Un conte fantastique dans les croisades
Et si des dragons avaient vécu au temps des croisades, interroge le scénariste ? Il expose, alors, son point de vue sur la situation qui en découlerait, son évolution, les conséquences induites par la présence de tels animaux.
En 1499, dans le désert arabique, Duncan et Jacopo arrivent dans la mythique vallée des dragons, le lieu où les femelles viennent pondre. Avec un œuf chacun, ils ont fortune faite car ils contiennent plusieurs dizaines d’embryons. Mais, parce qu’ils vont manquer d’eau pour le retour, Duncan l’Écossais assassine son compère, cache son œuf et part.
Les dragons portent en eux la dragonite, une pierre précieuse aux pouvoirs fantastiques. La chasse fait diminuer leur nombre de façon dramatique. Une rumeur qui parle d’un œuf de dragon rapporté à Antioche alerte l’Ordre des dragons qui dépêche Umas, sa meilleure dragonnière, pour le récupérer par tous les moyens. En Avignon, le pape, ayant aussi eu vent de cette nouvelle, lance une équipe de mercenaires pour se l’approprier.
Le deuxième tome s’ouvre sur un Léonard de Vinci qui, avec un élève, rassemble en un codex toutes les informations sur les dragons, une commande de César Borgia. Alors que Vinci s’en va après lui avoir présenté ses travaux, le Prince se met à étouffer, empoisonné par le vin qu’il buvait. Léonard, avec un peu de dragonite, lui sauve la vie.
Stali, une dragonnière qui, en Bourgogne, a perdu son animal, a été bannie de l’’Ordre.

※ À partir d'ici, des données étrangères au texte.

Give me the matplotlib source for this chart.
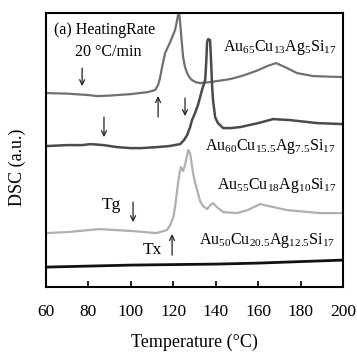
import numpy as np
import matplotlib
matplotlib.use("Agg")
import matplotlib.pyplot as plt

plt.rcParams['font.family'] = ['Liberation Serif', 'DejaVu Serif']
plt.rcParams['mathtext.fontset'] = 'custom'
plt.rcParams['mathtext.rm'] = 'Liberation Serif'
plt.rcParams['mathtext.it'] = 'Liberation Serif'

# DSC traces (temperature in degC, signal in arbitrary units, curves already offset)
t_au65 = [60, 70, 80, 84, 90, 100, 108, 111.4, 112.8, 113.7, 114.7, 116.1, 118.5, 120.8, 121.6,
          122.2, 122.7, 123.2, 123.6, 124.6, 125.5, 126.5, 127.5, 128.8, 130.5, 132.6, 137.3,
          146.8, 152, 156.2, 160, 164.2, 168.4, 172.7, 178.3, 185.9, 200]
s_au65 = [194, 193.5, 192, 191, 191.5, 193, 195, 197, 202, 209, 220, 234, 245, 257, 265,
          272, 275, 265, 254, 230, 220, 214, 210, 207, 205, 204, 205,
          208, 211, 214, 217, 221, 224, 220, 214, 211, 210]

t_au60 = [60, 70, 77, 81, 87, 93.5, 99.6, 105, 112.3, 118, 123.2, 125, 126.5, 127.9, 128.8,
          130.2, 131.6, 133.5, 135, 135.5, 135.9, 136.4, 137.3, 137.6, 137.9, 138.3, 138.7,
          139.7, 141, 143.5, 147, 151.5, 160, 167, 175, 187.8, 200]
s_au60 = [141, 142, 142, 143, 142, 140, 139, 139, 140, 141, 143, 147, 152, 160, 167,
          174, 182, 197, 207, 225, 245, 248, 247, 235, 220, 200, 187,
          170, 164, 159, 159, 160, 164, 168, 167, 164, 163]

t_au55 = [60, 70, 85, 101, 112, 117, 118.5, 120, 120.8, 121.5, 122.2, 123, 123.6, 124.6, 125.5,
          126.3, 127, 127.9, 128.6, 129.3, 130.3, 131.2, 132.6, 134, 135.9, 137.5, 138.7, 140,
          143.5, 150, 155, 160.9, 165, 173.6, 189.2, 200]
s_au55 = [54, 55, 58, 56, 54, 57, 62, 70, 80, 92, 104, 115, 120, 116, 122,
          130, 137, 134, 124, 114, 104, 97, 86, 81, 78, 82, 84, 81,
          75, 74, 77, 83, 81, 77, 74, 74]

t_au50 = [60, 80, 100, 120, 140, 160, 180, 200]
s_au50 = [20, 21, 22, 22.5, 23, 24, 25.5, 27]

labels = [r'Au$_{\mathrm{65}}$Cu$_{\mathrm{13}}$Ag$_{\mathrm{5}}$Si$_{\mathrm{17}}$',
          r'Au$_{\mathrm{60}}$Cu$_{\mathrm{15.5}}$Ag$_{\mathrm{7.5}}$Si$_{\mathrm{17}}$',
          r'Au$_{\mathrm{55}}$Cu$_{\mathrm{18}}$Ag$_{\mathrm{10}}$Si$_{\mathrm{17}}$',
          r'Au$_{\mathrm{50}}$Cu$_{\mathrm{20.5}}$Ag$_{\mathrm{12.5}}$Si$_{\mathrm{17}}$']

fig = plt.figure(figsize=(3.57, 3.54), dpi=100)
ax = fig.add_axes([0.129, 0.189, 0.832, 0.774])

ax.plot(t_au65, s_au65, color='#707070', lw=1.6)
ax.plot(t_au60, s_au60, color='#4a4a4a', lw=1.8)
ax.plot(t_au55, s_au55, color='#b0b0b0', lw=1.6)
ax.plot(t_au50, s_au50, color='#111111', lw=2.0)

ax.set_xlim(60, 200)
ax.set_ylim(0, 274)
ax.set_xticks(np.arange(60, 201, 20))
ax.set_yticks([])
ax.tick_params(axis='x', direction='in', length=4, width=1.2, labelsize=12.5, pad=12)
for sp in ax.spines.values():
    sp.set_linewidth(1.5)
ax.set_xlabel('Temperature (°C)', fontsize=13, va='center')
ax.xaxis.set_label_coords(0.5, -0.20)
ax.set_ylabel('DSC (a.u.)', fontsize=13, va='center', ha='center')
ax.yaxis.set_label_coords(-0.098, 0.438)

ax.text(63.8, 257, '(a) HeatingRate', fontsize=11.5, va='center')
ax.text(89.2, 235, '20 °C/min', fontsize=11.5, va='center', ha='center')
ax.text(143.4, 240, labels[0], fontsize=11.5, va='center')
ax.text(135, 141, labels[1], fontsize=11.5, va='center')
ax.text(140.6, 102, labels[2], fontsize=11.5, va='center')
ax.text(132.1, 47, labels[3], fontsize=11.5, va='center')
ax.text(90.6, 82, 'Tg', fontsize=12.5, va='center', ha='center')
ax.text(110, 37, 'Tx', fontsize=12.5, va='center', ha='center')

# Tg / Tx markers: (x, y_tail, y_head)
marks = [(77, 219, 201), (112.8, 170, 191), (125.5, 189, 171),
         (87.3, 170, 150), (101, 85, 65), (119.4, 32, 53)]
for x, y0, y1 in marks:
    ax.annotate('', xy=(x, y1), xytext=(x, y0),
                arrowprops=dict(arrowstyle='->', lw=0.9, color='#222222',
                                mutation_scale=9, shrinkA=0, shrinkB=0))

fig.savefig('out.png', dpi=100)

Elle vient aux Cinq Terres pour apprendre. Umas, entre-temps, est arrivée à Acre où les responsables locales sont atterrées. Les Maures ont repris leurs attaques et disposent de… dragons !
D’après le livre de l’Ordre, les dragons existaient avant les humains. Un des leurs gardait la porte de l’Eden où s’ébattaient Adam et Ève. Lorsqu’ils furent chassés, devant le désarroi de la femme, l’ange Drac lui vint en aide. Ils ont conclu un pacte qui donne aux seules filles d’Ève, qui garderaient leur virginité, la possibilité de les monter pour défendre la paix et l’ordre du monde.
Avec quelques arrangements historiques pour éviter des troubles dans l’intervention de personnages authentiques, Jean-Pierre Pécau décale les croisades. Les historiens s’accordent à en retenir neuf, la dernière se terminant en 1272, peu avant la prise de Saint-Jean d’Acre en 1291 par les Mamelouks.
Mais ces ajustements n’enlèvent rien à la qualité du récit qui, compte-tenu de son contenu, est mené avec une élégante cohérence et une belle vitalité. Le scénariste calque sur le monde méditerranéen une civilisation organisée et contrôlée par un Ordre qui dispose d’une arme redoutable pour convaincre. Il multiplie les difficultés pour ses héroïnes, introduisant des bannies qui veulent prendre leur revanche. Il met en scène un Borgia tel qu’on peut l’imaginer dans un cadre de licence historiquement prouvé.
Avec ce récit tonique, Léo Pilipovic tire des planches superbes au dessin réaliste, dynamique et d’une belle tenue. L’animation de scènes de batailles tumultueuses, de combats entre dragons qui s’inspirent des combats aériens modernes, donne des planches très agréables à regarder. Les décors jouent un rôle important dans la qualité des vignettes, les personnages étant à l’avenant, affichant une belle expressivité.
Le deuxième tome voit le dessin se partager entre Léo Pilipovic et Lajos Farkas alors que la mise en couleurs de l’ensemble est signée de Thorn.
Le récit doit se terminer dans un troisième tome à paraître au premier semestre 2020. Sans nul doute que ce dernier volet sera à la hauteur des deux premiers pour constituer une série attractive tant par le scénario que graphiquement.
serge perraud
Jean-Pierre Pécau (scénario), Léo Pilipovic (dessin) & Lajos Farkas (dessin), Thorn (Couleur), Le Dernier dragon – t.01 : L’œuf de jade & t.02 : Les cryptes de Dendérah, Delcourt, coll. “Terres de légendes”, janvier et septembre 2019, 64 et 56 p. – 15,50 et 14,95 €.